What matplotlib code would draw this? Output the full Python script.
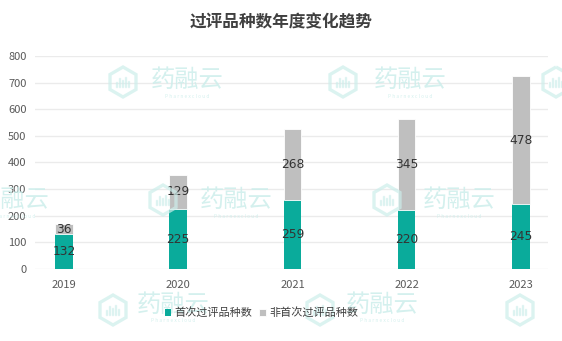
import matplotlib
matplotlib.use("Agg")
import matplotlib.pyplot as plt
from matplotlib.patches import RegularPolygon
from matplotlib.transforms import IdentityTransform
import numpy as np

plt.rcParams['font.family'] = ['Noto Sans CJK SC', 'DejaVu Sans']

years = ['2019', '2020', '2021', '2022', '2023']
first_time = [132, 225, 259, 220, 245]
not_first = [36, 129, 268, 345, 478]

teal = '#0aab9b'
grey = '#bfbfbf'

fig = plt.figure(figsize=(5.62, 3.41), dpi=100)
ax = fig.add_axes([0.062, 0.211, 0.913, 0.625])

x = np.arange(len(years))
w = 0.152
ax.bar(x, first_time, w, color=teal, label='首次过评品种数', zorder=3)
ax.bar(x, not_first, w, bottom=first_time, color=grey,
       label='非首次过评品种数', zorder=3, edgecolor='white', linewidth=0.6)

# value labels in the middle of each segment
for xi, a, b in zip(x, first_time, not_first):
    ax.text(xi, a / 2, str(a), ha='center', va='center', fontsize=8.8,
            color='#333333', family='DejaVu Sans', zorder=5)
    ax.text(xi, a + b / 2, str(b), ha='center', va='center', fontsize=8.8,
            color='#333333', family='DejaVu Sans', zorder=5)

ax.set_xlim(-0.254, 4.236)
ax.set_ylim(0, 800)
ax.set_yticks(range(0, 801, 100))
ax.set_xticks(x)
ax.set_xticklabels(years)
ax.grid(axis='y', color='#ebebeb', linewidth=1, zorder=0)
for s in ax.spines.values():
    s.set_visible(False)
ax.tick_params(length=0, labelsize=8, colors='#595959', pad=6)
ax.tick_params(axis='x', pad=8)

fig.text(0.5, 0.935, '过评品种数年度变化趋势', ha='center', va='center',
         fontsize=12, fontweight='bold', color='#404040')

leg = fig.legend(loc='center', bbox_to_anchor=(0.465, 0.082), ncol=2,
                 frameon=False, fontsize=8, handlelength=0.6, handleheight=0.6,
                 handletextpad=0.3, columnspacing=0.6, labelcolor='#404040')
leg.set_zorder(5)

# faint watermark (pixel positions, origin top-left)
wm = '#cdeeeb'
wm_text = [(187, 80), (410, 80), (13, 200), (236, 200), (459, 200),
           (173, 305), (382, 305)]
wm_icon = [(123, 82), (343, 82), (556, 82), (163, 200), (387, 200),
           (113, 310), (320, 310), (520, 310)]
for cx, cy in wm_text:
    fx, fy = cx / 562, 1 - cy / 341
    fig.text(fx, fy, '药融云', ha='center', va='center', fontsize=17.5,
             color=wm, alpha=0.85, zorder=1)
    fig.text(fx, fy - 16 / 341, 'P h a r n e x c l o u d', ha='center',
             va='center', fontsize=3.5, color=wm, alpha=0.85, zorder=1)
for cx, cy in wm_icon:
    py = 341 - cy
    fig.patches.append(RegularPolygon((cx, py), 6, radius=15, orientation=0,
                                      fill=False, edgecolor=wm, lw=2.4,
                                      alpha=0.7, transform=IdentityTransform(),
                                      zorder=1))
    for k, hgt in enumerate([5, 9, 7, 10, 6]):
        fig.patches.append(plt.Rectangle((cx - 7 + k * 3, py - 5), 1.2, hgt,
                                         color=wm, alpha=0.55,
                                         transform=IdentityTransform(),
                                         zorder=1))

fig.savefig('out.png', dpi=100)
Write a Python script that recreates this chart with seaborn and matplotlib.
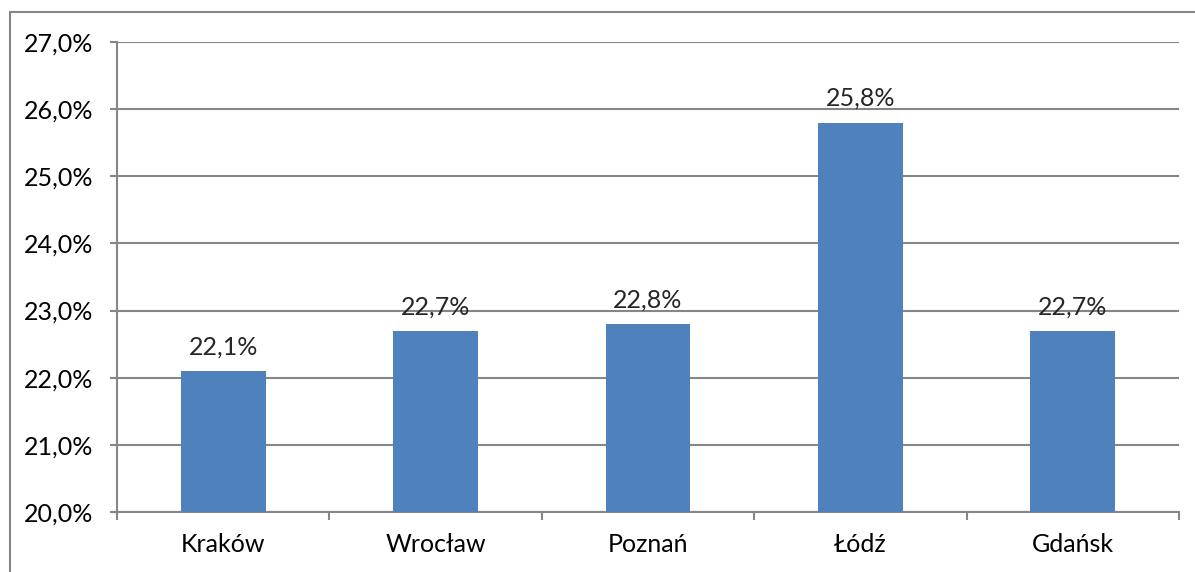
import pandas as pd
import seaborn as sns
import matplotlib.pyplot as plt
from matplotlib.lines import Line2D
from matplotlib.ticker import FixedLocator

cities = ["Kraków", "Wrocław", "Poznań", "Łódź", "Gdańsk"]
values = [22.1, 22.7, 22.8, 25.8, 22.7]
y_ticks = [20, 21, 22, 23, 24, 25, 26, 27]

df = pd.DataFrame({"city": cities, "value": values})

sns.set_theme(style="white")
plt.rcParams["font.family"] = ["Lato", "DejaVu Sans"]

grey = "#868686"
fs = 18
fig = plt.figure(figsize=(11.95, 5.72), dpi=100)
ax = fig.add_axes([117 / 1195, 1 - 512 / 572, 1062 / 1195, 470 / 572])

sns.barplot(data=df, x="city", y="value", color="#4F81BD", width=0.4,
            saturation=1, linewidth=0, ax=ax, zorder=3)

ax.set_ylim(20, 27)
ax.set_xlim(-0.5, len(cities) - 0.5)
ax.set_yticks(y_ticks)
ax.set_yticklabels([f"{t:.1f}%".replace(".", ",") for t in y_ticks])
ax.yaxis.grid(True, color=grey, linewidth=1.5, zorder=0)
ax.set_axisbelow(True)
ax.set_xlabel("")
ax.set_ylabel("")

for s in ["top", "right"]:
    ax.spines[s].set_visible(False)
for s in ["left", "bottom"]:
    ax.spines[s].set_color(grey)
    ax.spines[s].set_linewidth(1.5)

# podziałki osi X na granicach kategorii
ax.xaxis.set_minor_locator(FixedLocator([i - 0.5 for i in range(len(cities) + 1)]))
ax.tick_params(axis="x", which="major", length=0, pad=15, labelsize=fs, colors="black")
ax.tick_params(axis="x", which="minor", bottom=True, length=6, width=1.5, color=grey)
ax.tick_params(axis="y", which="major", left=True, length=5, width=1.5, color=grey,
               pad=12, labelsize=fs, labelcolor="black")

for i, v in enumerate(values):
    ax.annotate(f"{v:.1f}%".replace(".", ","), (i, v), xytext=(0, 9),
                textcoords="offset points", ha="center", va="bottom", fontsize=fs)

# ramka wykresu (widoczna tylko z lewej i u góry)
fig.add_artist(Line2D([10 / 1195, 10 / 1195], [0, 1 - 12 / 572], color=grey, lw=1.5,
                      transform=fig.transFigure))
fig.add_artist(Line2D([10 / 1195, 1], [1 - 12 / 572, 1 - 12 / 572], color=grey, lw=1.5,
                      transform=fig.transFigure))

fig.savefig("out.png", dpi=100)
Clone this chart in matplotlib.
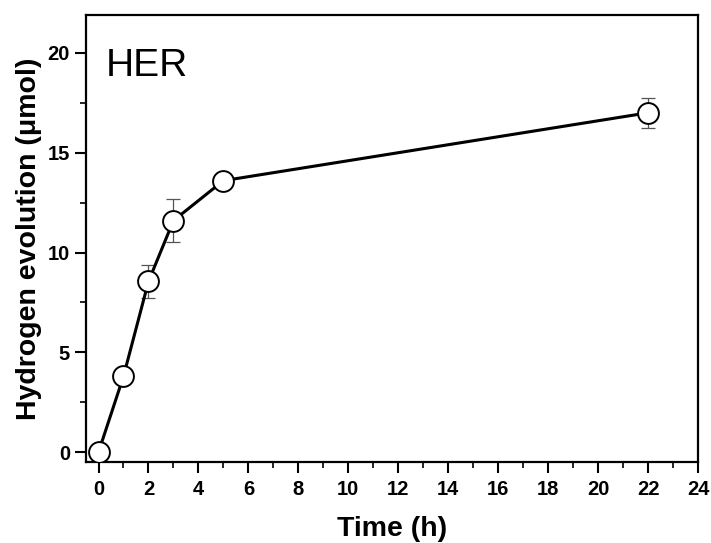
import matplotlib
matplotlib.use("Agg")
import matplotlib.pyplot as plt
from matplotlib.ticker import MultipleLocator

# Hydrogen evolution over time
time_h = [0, 1, 2, 3, 5, 22]
h2_umol = [0.0, 3.8, 8.55, 11.6, 13.6, 17.0]
h2_err = [0.0, 0.2, 0.84, 1.07, 0.2, 0.74]

plt.rcParams["font.family"] = ["Liberation Sans", "DejaVu Sans"]

fig = plt.figure(figsize=(7.11, 5.43), dpi=100)
ax = fig.add_axes([0.121, 0.149, 0.8607, 0.8234])

ax.errorbar(time_h, h2_umol, yerr=h2_err, fmt="none", ecolor="#555555",
            elinewidth=0.9, capsize=5, capthick=0.9, zorder=2)
ax.plot(time_h, h2_umol, color="black", linewidth=2.2, zorder=3)
ax.plot(time_h, h2_umol, linestyle="none", marker="o", markersize=15,
        markerfacecolor="white", markeredgecolor="black",
        markeredgewidth=1.4, zorder=4)

ax.set_xlim(-0.5, 24)
ax.set_ylim(-0.5, 21.9)
ax.xaxis.set_major_locator(MultipleLocator(2))
ax.xaxis.set_minor_locator(MultipleLocator(1))
ax.yaxis.set_major_locator(MultipleLocator(5))
ax.yaxis.set_minor_locator(MultipleLocator(2.5))

for s in ax.spines.values():
    s.set_linewidth(1.6)
ax.tick_params(which="major", direction="out", length=8, width=1.5,
               labelsize=14.5)
ax.tick_params(axis="x", which="major", pad=5)
ax.tick_params(which="minor", direction="out", length=4, width=1.2)
for lab in ax.get_xticklabels() + ax.get_yticklabels():
    lab.set_fontweight("bold")

ax.set_xlabel("Time (h)", fontsize=20.5, fontweight="bold", labelpad=12)
ax.set_ylabel("Hydrogen evolution (\u03bcmol)", fontsize=20.5,
              fontweight="bold", labelpad=4)

ax.text(0.032, 0.8635, "HER", transform=ax.transAxes, fontsize=28,
        ha="left", va="baseline")

fig.savefig("out.png", dpi=100)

REQUIRED TASK:
Copy nothing but the lines from the top of the material through the line holding "grey = '#bfbfbf'", exactly as written; omit pictures.

EXERCISE OUTPUT:
What matplotlib code would draw this? Output the full Python script.
import matplotlib
matplotlib.use("Agg")
import matplotlib.pyplot as plt
from matplotlib.patches import RegularPolygon
from matplotlib.transforms import IdentityTransform
import numpy as np

plt.rcParams['font.family'] = ['Noto Sans CJK SC', 'DejaVu Sans']

years = ['2019', '2020', '2021', '2022', '2023']
first_time = [132, 225, 259, 220, 245]
not_first = [36, 129, 268, 345, 478]

teal = '#0aab9b'
grey = '#bfbfbf'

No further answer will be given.